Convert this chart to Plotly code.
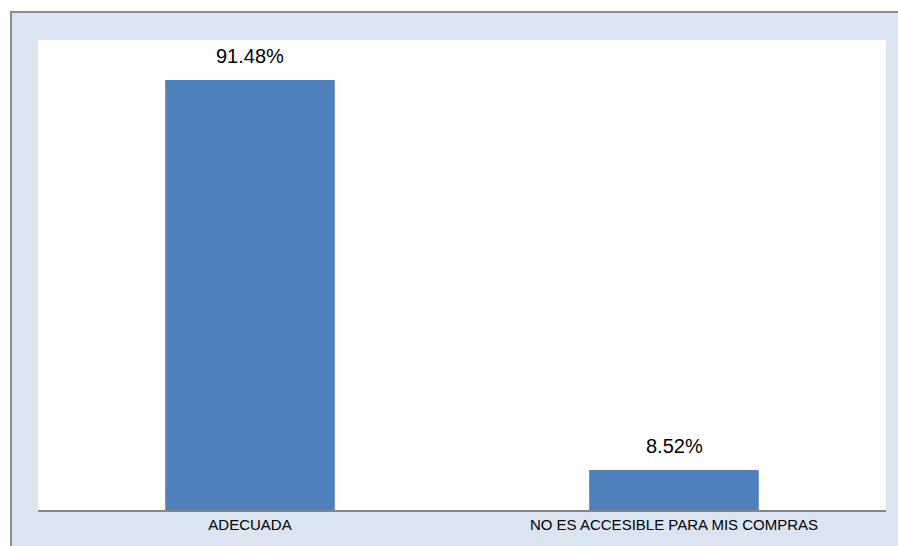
import plotly.graph_objects as go

# Survey result: opinion on the location
categories = ["ADECUADA", "NO ES ACCESIBLE PARA MIS COMPRAS"]
percentages = [91.48, 8.52]
value_labels = ["91.48%", "8.52%"]

W, H = 898, 546
M_L, M_R, M_T, M_B = 38, 12, 40, 36
PW, PH = W - M_L - M_R, H - M_T - M_B


def px_x(x):
    return (x - M_L) / PW


def px_y(y):
    return (H - M_B - y) / PH


fig = go.Figure(
    go.Bar(
        x=categories,
        y=percentages,
        width=0.4,
        marker=dict(color="#4F81BD", line=dict(width=0)),
        hoverinfo="skip",
    )
)

annotations = [
    dict(
        x=c, y=v, xref="x", yref="y", text=t, showarrow=False,
        yanchor="bottom", yshift=11,
        font=dict(family="Liberation Sans, Arial, sans-serif", size=20, color="#000000"),
    )
    for c, v, t in zip(categories, percentages, value_labels)
]

shapes = [
    # white margin outside the frame
    dict(type="rect", xref="paper", yref="paper", x0=px_x(0), x1=px_x(W), y0=px_y(0), y1=px_y(11),
         fillcolor="#FFFFFF", line=dict(width=0), layer="below"),
    dict(type="rect", xref="paper", yref="paper", x0=px_x(0), x1=px_x(10), y0=px_y(0), y1=px_y(H),
         fillcolor="#FFFFFF", line=dict(width=0), layer="below"),
    # frame lines
    dict(type="line", xref="paper", yref="paper", x0=px_x(10), x1=px_x(W), y0=px_y(12), y1=px_y(12),
         line=dict(color="#8C8C8C", width=2)),
    dict(type="line", xref="paper", yref="paper", x0=px_x(11), x1=px_x(11), y0=px_y(11), y1=px_y(H),
         line=dict(color="#8C8C8C", width=2)),
]

fig.update_layout(
    width=W,
    height=H,
    margin=dict(l=M_L, r=M_R, t=M_T, b=M_B, pad=0),
    paper_bgcolor="#DBE5F1",
    plot_bgcolor="#FFFFFF",
    showlegend=False,
    annotations=annotations,
    shapes=shapes,
    font=dict(family="Liberation Sans, Arial, sans-serif", color="#000000"),
    xaxis=dict(
        showline=True, linecolor="#868686", linewidth=2,
        showgrid=False, zeroline=False, ticks="",
        tickfont=dict(size=15, color="#000000"),
        fixedrange=True,
    ),
    yaxis=dict(
        range=[0, 100], visible=False, showgrid=False, zeroline=False,
        fixedrange=True,
    ),
)

fig.write_html("out.html", config=dict(displayModeBar=False))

______________________________

§ **To do**
All of the material above is to be copied exactly, except for its images.

§ **Solution to the exercise**
Convert this chart to Plotly code.
import plotly.graph_objects as go

# Survey result: opinion on the location
categories = ["ADECUADA", "NO ES ACCESIBLE PARA MIS COMPRAS"]
percentages = [91.48, 8.52]
value_labels = ["91.48%", "8.52%"]

W, H = 898, 546
M_L, M_R, M_T, M_B = 38, 12, 40, 36
PW, PH = W - M_L - M_R, H - M_T - M_B


def px_x(x):
    return (x - M_L) / PW


def px_y(y):
    return (H - M_B - y) / PH


fig = go.Figure(
    go.Bar(
        x=categories,
        y=percentages,
        width=0.4,
        marker=dict(color="#4F81BD", line=dict(width=0)),
        hoverinfo="skip",
    )
)

annotations = [
    dict(
        x=c, y=v, xref="x", yref="y", text=t, showarrow=False,
        yanchor="bottom", yshift=11,
        font=dict(family="Liberation Sans, Arial, sans-serif", size=20, color="#000000"),
    )
    for c, v, t in zip(categories, percentages, value_labels)
]

shapes = [
    # white margin outside the frame
    dict(type="rect", xref="paper", yref="paper", x0=px_x(0), x1=px_x(W), y0=px_y(0), y1=px_y(11),
         fillcolor="#FFFFFF", line=dict(width=0), layer="below"),
    dict(type="rect", xref="paper", yref="paper", x0=px_x(0), x1=px_x(10), y0=px_y(0), y1=px_y(H),
         fillcolor="#FFFFFF", line=dict(width=0), layer="below"),
    # frame lines
    dict(type="line", xref="paper", yref="paper", x0=px_x(10), x1=px_x(W), y0=px_y(12), y1=px_y(12),
         line=dict(color="#8C8C8C", width=2)),
    dict(type="line", xref="paper", yref="paper", x0=px_x(11), x1=px_x(11), y0=px_y(11), y1=px_y(H),
         line=dict(color="#8C8C8C", width=2)),
]

fig.update_layout(
    width=W,
    height=H,
    margin=dict(l=M_L, r=M_R, t=M_T, b=M_B, pad=0),
    paper_bgcolor="#DBE5F1",
    plot_bgcolor="#FFFFFF",
    showlegend=False,
    annotations=annotations,
    shapes=shapes,
    font=dict(family="Liberation Sans, Arial, sans-serif", color="#000000"),
    xaxis=dict(
        showline=True, linecolor="#868686", linewidth=2,
        showgrid=False, zeroline=False, ticks="",
        tickfont=dict(size=15, color="#000000"),
        fixedrange=True,
    ),
    yaxis=dict(
        range=[0, 100], visible=False, showgrid=False, zeroline=False,
        fixedrange=True,
    ),
)

fig.write_html("out.html", config=dict(displayModeBar=False))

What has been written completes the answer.